GIVEN PROBLEM:
Transcribe the listing in full, excluding any pictures.

EXERCISE DATA:
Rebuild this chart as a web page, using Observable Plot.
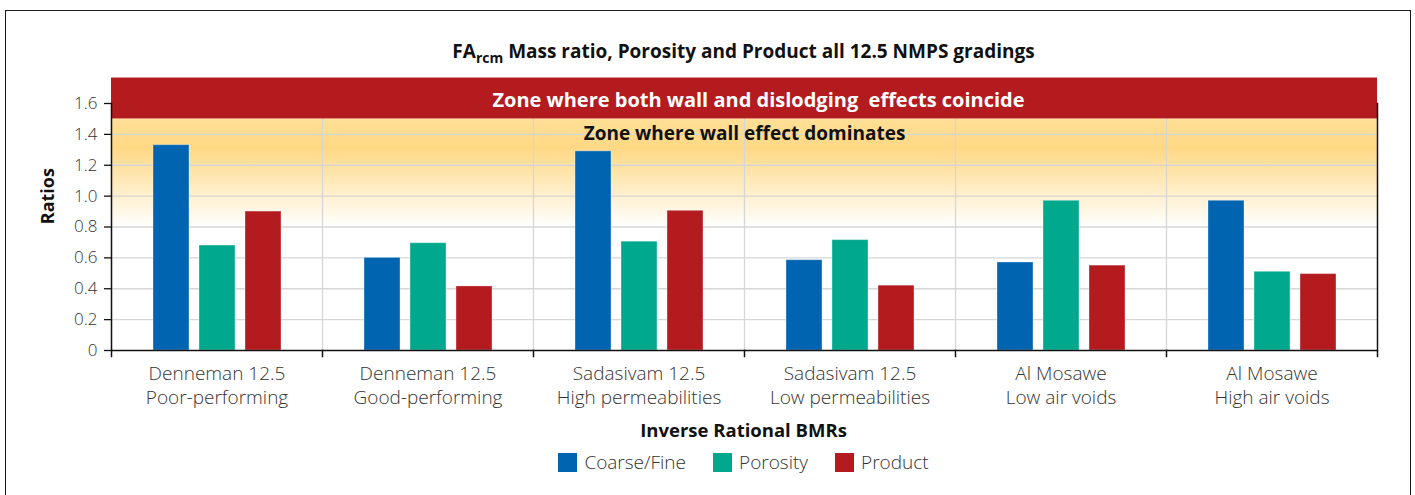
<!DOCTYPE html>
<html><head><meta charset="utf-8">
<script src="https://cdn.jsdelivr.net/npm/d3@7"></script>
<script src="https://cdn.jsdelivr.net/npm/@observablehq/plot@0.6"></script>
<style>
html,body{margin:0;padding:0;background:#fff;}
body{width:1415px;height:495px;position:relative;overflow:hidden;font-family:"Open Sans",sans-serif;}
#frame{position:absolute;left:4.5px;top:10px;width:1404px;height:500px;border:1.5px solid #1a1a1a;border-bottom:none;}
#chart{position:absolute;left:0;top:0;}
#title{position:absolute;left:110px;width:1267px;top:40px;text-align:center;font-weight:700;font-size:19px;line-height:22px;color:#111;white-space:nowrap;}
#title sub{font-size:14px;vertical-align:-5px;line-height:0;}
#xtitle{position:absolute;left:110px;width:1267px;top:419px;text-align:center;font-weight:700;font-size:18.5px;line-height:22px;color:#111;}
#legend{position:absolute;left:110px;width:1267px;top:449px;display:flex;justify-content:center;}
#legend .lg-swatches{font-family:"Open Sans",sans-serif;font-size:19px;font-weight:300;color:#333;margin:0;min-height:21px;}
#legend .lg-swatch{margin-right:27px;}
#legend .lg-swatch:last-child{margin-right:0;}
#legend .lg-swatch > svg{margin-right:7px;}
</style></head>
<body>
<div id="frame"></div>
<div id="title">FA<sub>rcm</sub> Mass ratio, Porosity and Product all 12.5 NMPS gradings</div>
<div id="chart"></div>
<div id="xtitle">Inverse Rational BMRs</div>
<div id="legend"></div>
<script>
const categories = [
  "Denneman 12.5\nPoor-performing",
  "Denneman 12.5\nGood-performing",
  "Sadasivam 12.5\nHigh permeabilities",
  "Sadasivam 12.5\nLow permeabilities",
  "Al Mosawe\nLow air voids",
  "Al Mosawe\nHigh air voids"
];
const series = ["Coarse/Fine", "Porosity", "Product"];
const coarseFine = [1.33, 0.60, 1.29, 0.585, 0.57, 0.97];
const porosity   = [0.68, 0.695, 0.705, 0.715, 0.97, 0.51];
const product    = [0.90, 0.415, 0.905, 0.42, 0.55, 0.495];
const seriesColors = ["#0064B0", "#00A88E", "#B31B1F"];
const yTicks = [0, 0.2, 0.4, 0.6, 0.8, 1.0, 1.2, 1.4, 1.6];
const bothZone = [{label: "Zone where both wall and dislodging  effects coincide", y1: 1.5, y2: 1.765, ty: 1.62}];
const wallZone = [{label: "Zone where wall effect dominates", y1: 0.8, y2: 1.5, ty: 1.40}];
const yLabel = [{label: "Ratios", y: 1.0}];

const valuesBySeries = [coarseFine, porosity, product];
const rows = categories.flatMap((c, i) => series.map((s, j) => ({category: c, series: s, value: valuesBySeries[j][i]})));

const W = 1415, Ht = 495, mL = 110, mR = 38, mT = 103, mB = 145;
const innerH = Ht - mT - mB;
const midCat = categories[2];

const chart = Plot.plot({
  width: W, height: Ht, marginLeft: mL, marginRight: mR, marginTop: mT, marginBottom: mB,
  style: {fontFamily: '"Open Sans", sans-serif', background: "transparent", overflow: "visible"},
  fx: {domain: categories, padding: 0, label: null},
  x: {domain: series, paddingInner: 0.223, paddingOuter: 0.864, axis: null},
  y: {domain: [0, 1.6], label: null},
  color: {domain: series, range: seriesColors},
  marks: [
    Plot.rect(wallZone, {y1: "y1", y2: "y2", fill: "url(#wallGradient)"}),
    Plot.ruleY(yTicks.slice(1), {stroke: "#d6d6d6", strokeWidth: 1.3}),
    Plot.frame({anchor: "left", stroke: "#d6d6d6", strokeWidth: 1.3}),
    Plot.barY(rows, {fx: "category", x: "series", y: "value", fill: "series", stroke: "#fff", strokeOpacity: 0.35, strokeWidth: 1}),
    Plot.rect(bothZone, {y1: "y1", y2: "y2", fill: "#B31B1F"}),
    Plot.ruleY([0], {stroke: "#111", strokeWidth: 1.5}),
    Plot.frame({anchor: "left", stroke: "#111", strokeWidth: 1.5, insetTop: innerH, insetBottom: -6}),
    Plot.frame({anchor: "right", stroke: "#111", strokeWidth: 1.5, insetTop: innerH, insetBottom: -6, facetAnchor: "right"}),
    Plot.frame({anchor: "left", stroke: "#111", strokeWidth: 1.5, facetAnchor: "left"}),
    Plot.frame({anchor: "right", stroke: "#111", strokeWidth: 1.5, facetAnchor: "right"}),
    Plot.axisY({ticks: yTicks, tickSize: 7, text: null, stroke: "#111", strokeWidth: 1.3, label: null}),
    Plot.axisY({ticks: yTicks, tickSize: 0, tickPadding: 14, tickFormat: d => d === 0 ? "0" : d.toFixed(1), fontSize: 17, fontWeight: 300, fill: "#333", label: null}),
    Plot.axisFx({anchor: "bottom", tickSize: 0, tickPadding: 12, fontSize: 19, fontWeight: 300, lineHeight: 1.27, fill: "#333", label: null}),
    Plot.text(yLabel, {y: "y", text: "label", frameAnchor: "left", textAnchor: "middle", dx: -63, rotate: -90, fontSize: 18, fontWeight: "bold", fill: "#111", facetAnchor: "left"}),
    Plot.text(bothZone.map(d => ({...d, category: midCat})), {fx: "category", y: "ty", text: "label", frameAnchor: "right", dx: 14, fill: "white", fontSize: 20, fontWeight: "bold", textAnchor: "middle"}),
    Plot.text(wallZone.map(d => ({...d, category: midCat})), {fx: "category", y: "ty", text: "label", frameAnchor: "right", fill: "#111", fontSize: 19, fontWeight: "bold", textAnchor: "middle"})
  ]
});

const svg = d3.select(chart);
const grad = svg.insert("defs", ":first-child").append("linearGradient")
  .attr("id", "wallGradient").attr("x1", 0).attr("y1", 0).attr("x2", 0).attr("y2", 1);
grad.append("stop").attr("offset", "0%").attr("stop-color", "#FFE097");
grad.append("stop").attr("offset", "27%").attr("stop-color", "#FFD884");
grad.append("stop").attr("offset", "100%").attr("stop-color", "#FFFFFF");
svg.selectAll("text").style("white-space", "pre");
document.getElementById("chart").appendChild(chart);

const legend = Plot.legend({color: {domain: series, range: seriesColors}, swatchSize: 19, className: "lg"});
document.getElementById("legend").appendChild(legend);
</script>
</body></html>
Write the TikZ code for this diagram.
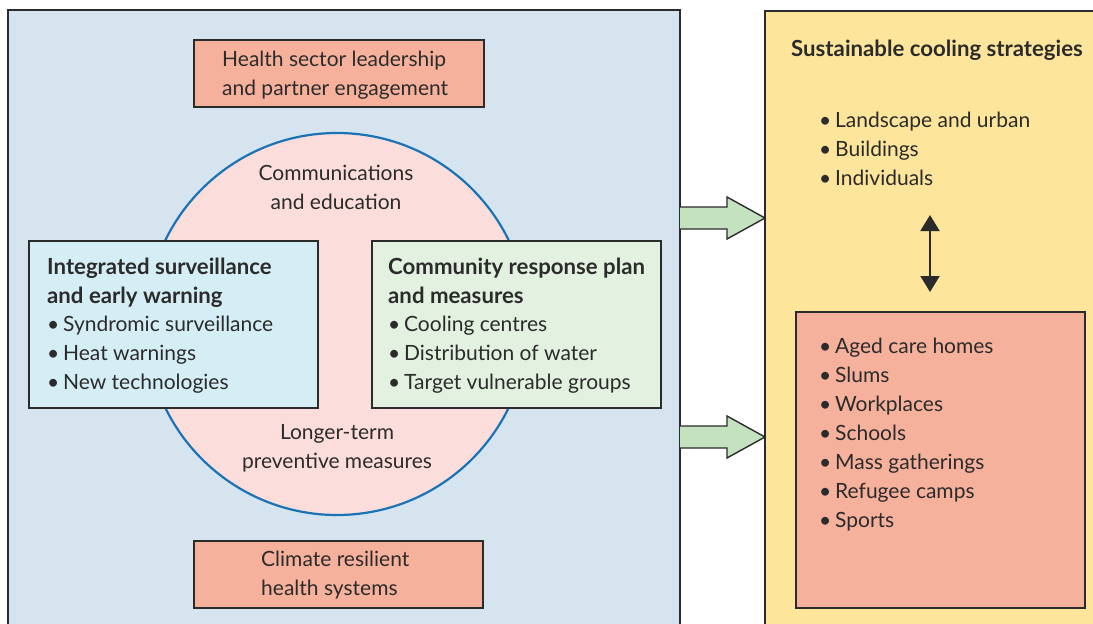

ANSWER FOR THIS EXERCISE:
Rebuild this chart as a web page, using Observable Plot.
<!DOCTYPE html>
<html><head><meta charset="utf-8">
<script src="https://cdn.jsdelivr.net/npm/d3@7"></script>
<script src="https://cdn.jsdelivr.net/npm/@observablehq/plot@0.6"></script>
<style>
html,body{margin:0;padding:0;background:#fff;}
body{width:1415px;height:495px;position:relative;overflow:hidden;font-family:"Open Sans",sans-serif;}
#frame{position:absolute;left:4.5px;top:10px;width:1404px;height:500px;border:1.5px solid #1a1a1a;border-bottom:none;}
#chart{position:absolute;left:0;top:0;}
#title{position:absolute;left:110px;width:1267px;top:40px;text-align:center;font-weight:700;font-size:19px;line-height:22px;color:#111;white-space:nowrap;}
#title sub{font-size:14px;vertical-align:-5px;line-height:0;}
#xtitle{position:absolute;left:110px;width:1267px;top:419px;text-align:center;font-weight:700;font-size:18.5px;line-height:22px;color:#111;}
#legend{position:absolute;left:110px;width:1267px;top:449px;display:flex;justify-content:center;}
#legend .lg-swatches{font-family:"Open Sans",sans-serif;font-size:19px;font-weight:300;color:#333;margin:0;min-height:21px;}
#legend .lg-swatch{margin-right:27px;}
#legend .lg-swatch:last-child{margin-right:0;}
#legend .lg-swatch > svg{margin-right:7px;}
</style></head>
<body>
<div id="frame"></div>
<div id="title">FA<sub>rcm</sub> Mass ratio, Porosity and Product all 12.5 NMPS gradings</div>
<div id="chart"></div>
<div id="xtitle">Inverse Rational BMRs</div>
<div id="legend"></div>
<script>
const categories = [
  "Denneman 12.5\nPoor-performing",
  "Denneman 12.5\nGood-performing",
  "Sadasivam 12.5\nHigh permeabilities",
  "Sadasivam 12.5\nLow permeabilities",
  "Al Mosawe\nLow air voids",
  "Al Mosawe\nHigh air voids"
];
const series = ["Coarse/Fine", "Porosity", "Product"];
const coarseFine = [1.33, 0.60, 1.29, 0.585, 0.57, 0.97];
const porosity   = [0.68, 0.695, 0.705, 0.715, 0.97, 0.51];
const product    = [0.90, 0.415, 0.905, 0.42, 0.55, 0.495];
const seriesColors = ["#0064B0", "#00A88E", "#B31B1F"];
const yTicks = [0, 0.2, 0.4, 0.6, 0.8, 1.0, 1.2, 1.4, 1.6];
const bothZone = [{label: "Zone where both wall and dislodging  effects coincide", y1: 1.5, y2: 1.765, ty: 1.62}];
const wallZone = [{label: "Zone where wall effect dominates", y1: 0.8, y2: 1.5, ty: 1.40}];
const yLabel = [{label: "Ratios", y: 1.0}];

const valuesBySeries = [coarseFine, porosity, product];
const rows = categories.flatMap((c, i) => series.map((s, j) => ({category: c, series: s, value: valuesBySeries[j][i]})));

const W = 1415, Ht = 495, mL = 110, mR = 38, mT = 103, mB = 145;
const innerH = Ht - mT - mB;
const midCat = categories[2];

const chart = Plot.plot({
  width: W, height: Ht, marginLeft: mL, marginRight: mR, marginTop: mT, marginBottom: mB,
  style: {fontFamily: '"Open Sans", sans-serif', background: "transparent", overflow: "visible"},
  fx: {domain: categories, padding: 0, label: null},
  x: {domain: series, paddingInner: 0.223, paddingOuter: 0.864, axis: null},
  y: {domain: [0, 1.6], label: null},
  color: {domain: series, range: seriesColors},
  marks: [
    Plot.rect(wallZone, {y1: "y1", y2: "y2", fill: "url(#wallGradient)"}),
    Plot.ruleY(yTicks.slice(1), {stroke: "#d6d6d6", strokeWidth: 1.3}),
    Plot.frame({anchor: "left", stroke: "#d6d6d6", strokeWidth: 1.3}),
    Plot.barY(rows, {fx: "category", x: "series", y: "value", fill: "series", stroke: "#fff", strokeOpacity: 0.35, strokeWidth: 1}),
    Plot.rect(bothZone, {y1: "y1", y2: "y2", fill: "#B31B1F"}),
    Plot.ruleY([0], {stroke: "#111", strokeWidth: 1.5}),
    Plot.frame({anchor: "left", stroke: "#111", strokeWidth: 1.5, insetTop: innerH, insetBottom: -6}),
    Plot.frame({anchor: "right", stroke: "#111", strokeWidth: 1.5, insetTop: innerH, insetBottom: -6, facetAnchor: "right"}),
    Plot.frame({anchor: "left", stroke: "#111", strokeWidth: 1.5, facetAnchor: "left"}),
    Plot.frame({anchor: "right", stroke: "#111", strokeWidth: 1.5, facetAnchor: "right"}),
    Plot.axisY({ticks: yTicks, tickSize: 7, text: null, stroke: "#111", strokeWidth: 1.3, label: null}),
    Plot.axisY({ticks: yTicks, tickSize: 0, tickPadding: 14, tickFormat: d => d === 0 ? "0" : d.toFixed(1), fontSize: 17, fontWeight: 300, fill: "#333", label: null}),
    Plot.axisFx({anchor: "bottom", tickSize: 0, tickPadding: 12, fontSize: 19, fontWeight: 300, lineHeight: 1.27, fill: "#333", label: null}),
    Plot.text(yLabel, {y: "y", text: "label", frameAnchor: "left", textAnchor: "middle", dx: -63, rotate: -90, fontSize: 18, fontWeight: "bold", fill: "#111", facetAnchor: "left"}),
    Plot.text(bothZone.map(d => ({...d, category: midCat})), {fx: "category", y: "ty", text: "label", frameAnchor: "right", dx: 14, fill: "white", fontSize: 20, fontWeight: "bold", textAnchor: "middle"}),
    Plot.text(wallZone.map(d => ({...d, category: midCat})), {fx: "category", y: "ty", text: "label", frameAnchor: "right", fill: "#111", fontSize: 19, fontWeight: "bold", textAnchor: "middle"})
  ]
});

const svg = d3.select(chart);
const grad = svg.insert("defs", ":first-child").append("linearGradient")
  .attr("id", "wallGradient").attr("x1", 0).attr("y1", 0).attr("x2", 0).attr("y2", 1);
grad.append("stop").attr("offset", "0%").attr("stop-color", "#FFE097");
grad.append("stop").attr("offset", "27%").attr("stop-color", "#FFD884");
grad.append("stop").attr("offset", "100%").attr("stop-color", "#FFFFFF");
svg.selectAll("text").style("white-space", "pre");
document.getElementById("chart").appendChild(chart);

const legend = Plot.legend({color: {domain: series, range: seriesColors}, swatchSize: 19, className: "lg"});
document.getElementById("legend").appendChild(legend);
</script>
</body></html>
Write the TikZ code for this diagram.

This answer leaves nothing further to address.